- Rows from a dataset:
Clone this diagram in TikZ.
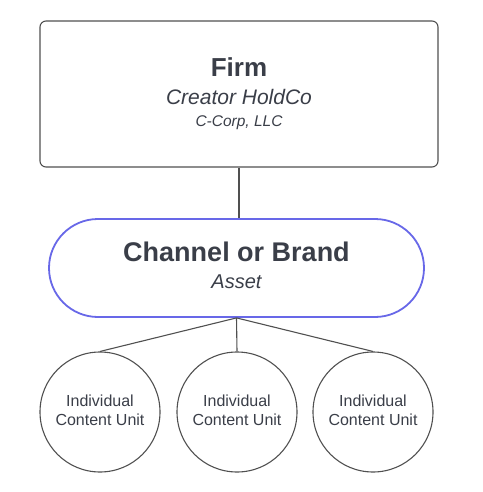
\documentclass[tikz,border=0pt]{standalone}
\usepackage{fontspec}
\setmainfont{Liberation Sans}
\definecolor{txt}{RGB}{58,62,72}
\definecolor{edge}{RGB}{80,80,80}
\definecolor{pillblue}{RGB}{104,104,232}
\begin{document}
\begin{tikzpicture}[x=1pt,y=-1pt,
  firmbox/.style={draw=edge,line width=1.1pt,rounded corners=6pt,minimum width=398pt,minimum height=146pt,inner sep=0pt},
  pillbox/.style={draw=pillblue,line width=1.8pt,rounded corners=49pt,minimum width=375pt,minimum height=98pt,inner sep=0pt},
  unit/.style={draw=edge,line width=1.1pt,circle,minimum size=120pt,inner sep=0pt},
  conn/.style={draw=edge,line width=1.1pt},
  lbl/.style={anchor=base,text=txt,inner sep=0pt}]
\useasboundingbox (0,0) rectangle (482,492);
\node[firmbox] (firm) at (239,94) {};
\node[pillbox] (pill) at (236.5,268) {};
\node[unit] (u1) at (100,412) {};
\node[unit] (u2) at (237,412) {};
\node[unit] (u3) at (373,412) {};
\draw[conn] (firm.south) -- (pill.north -| firm.south);
\draw[conn] (pill.south) -- (u1.north);
\draw[conn] (pill.south) -- (u2.north);
\draw[conn] (pill.south) -- (u3.north);
\node[lbl,font=\fontsize{26}{30}\selectfont\bfseries] (t1) at (239,76.5) {Firm};
\node[lbl,font=\fontsize{21}{25}\selectfont\itshape] (t2) at (239,104.3) {Creator HoldCo};
\node[lbl,font=\fontsize{15.5}{18}\selectfont\itshape] (t3) at (239,126.7) {C-Corp, LLC};
\node[lbl,font=\fontsize{27}{32}\selectfont\bfseries] (t4) at (236.5,261.7) {Channel or Brand};
\node[lbl,font=\fontsize{20}{24}\selectfont\itshape] (t5) at (236.5,288.3) {Asset};
\foreach \n/\x in {1/100,2/237,3/373}{
  \node[lbl,font=\fontsize{16}{19}\selectfont] (a\n) at (\x,406) {Individual};
  \node[lbl,font=\fontsize{16}{19}\selectfont] (b\n) at (\x,425) {Content Unit};
}
\end{tikzpicture}
\end{document}
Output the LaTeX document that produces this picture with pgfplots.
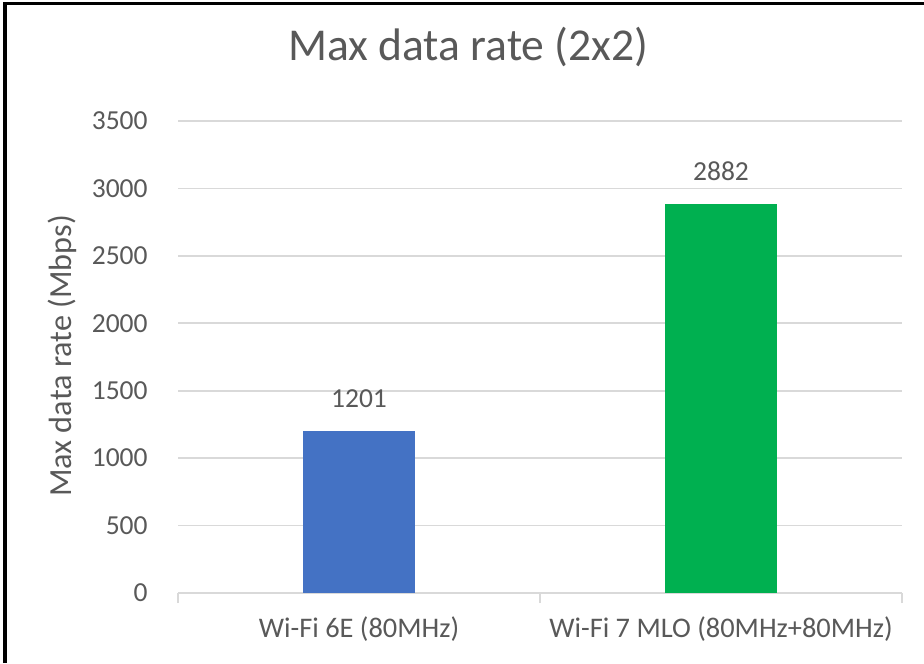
\documentclass[border=0pt]{standalone}
\usepackage{pgfplots}
\pgfplotsset{compat=1.18}
\usepackage{fontspec}
\setmainfont{Carlito}

\definecolor{txtgray}{HTML}{595959}
\definecolor{gridgray}{HTML}{D9D9D9}
\definecolor{barblue}{HTML}{4472C4}
\definecolor{bargreen}{HTML}{00B050}

\begin{document}
\begin{tikzpicture}
\useasboundingbox (0,0) rectangle (462pt,331.5pt);
\draw[line width=1.6pt] (2.5pt,0) -- (2.5pt,329.85pt) -- (462pt,329.85pt);

\begin{axis}[
    at={(89pt,35pt)}, anchor=south west,
    scale only axis,
    width=362pt, height=236pt,
    ybar, bar width=0.312, bar shift=0pt,
    xmin=-0.5, xmax=1.5,
    ymin=0, ymax=3500,
    ytick={0,500,...,3500},
    xtick={0,1},
    xticklabels={Wi-Fi 6E (80MHz), Wi-Fi 7 MLO (80MHz+80MHz)},
    minor xtick={-0.5,0.5,1.5},
    major tick length=0pt,
    minor tick length=5pt,
    tick align=outside,
    tick style={draw=gridgray, line width=0.9pt},
    axis lines*=left,
    x axis line style={draw=gridgray, line width=0.9pt},
    y axis line style={draw=none},
    ymajorgrids,
    major grid style={draw=gridgray, line width=0.9pt},
    /pgf/number format/assume math mode=true,
    /pgf/number format/1000 sep={},
    yticklabel style={font=\fontsize{13.75}{16}\selectfont, text=txtgray, inner sep=0pt, anchor=east, xshift=-15pt},
    xticklabel style={font=\fontsize{14.2}{16}\selectfont, text=txtgray, anchor=base, yshift=-22pt},
    title={Max data rate (2x2)},
    title style={at={(axis description cs:0.401,1)}, anchor=base, yshift=24pt,
        font=\fontsize{22.8}{26}\selectfont, text=txtgray},
    nodes near coords,
    every node near coord/.append style={font=\fontsize{13.75}{16}\selectfont, text=txtgray, anchor=base, yshift=12pt},
]
\addplot[fill=barblue, draw=none] coordinates {(0,1201)};
\addplot[fill=bargreen, draw=none] coordinates {(1,2882)};
\end{axis}

% y axis label
\node[rotate=90, anchor=center, inner sep=0pt, text=txtgray,
      font=\fontsize{16.1}{18}\selectfont] at (31.25pt,153.5pt) {Max data rate (Mbps)};
\end{tikzpicture}
\end{document}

- PROBLEM REQUIREMENTS: Check every line of the data above for the string "this", and copy those that have it.

- RESPONSE TO THE TASK:
Clone this diagram in TikZ.
Output the LaTeX document that produces this picture with pgfplots.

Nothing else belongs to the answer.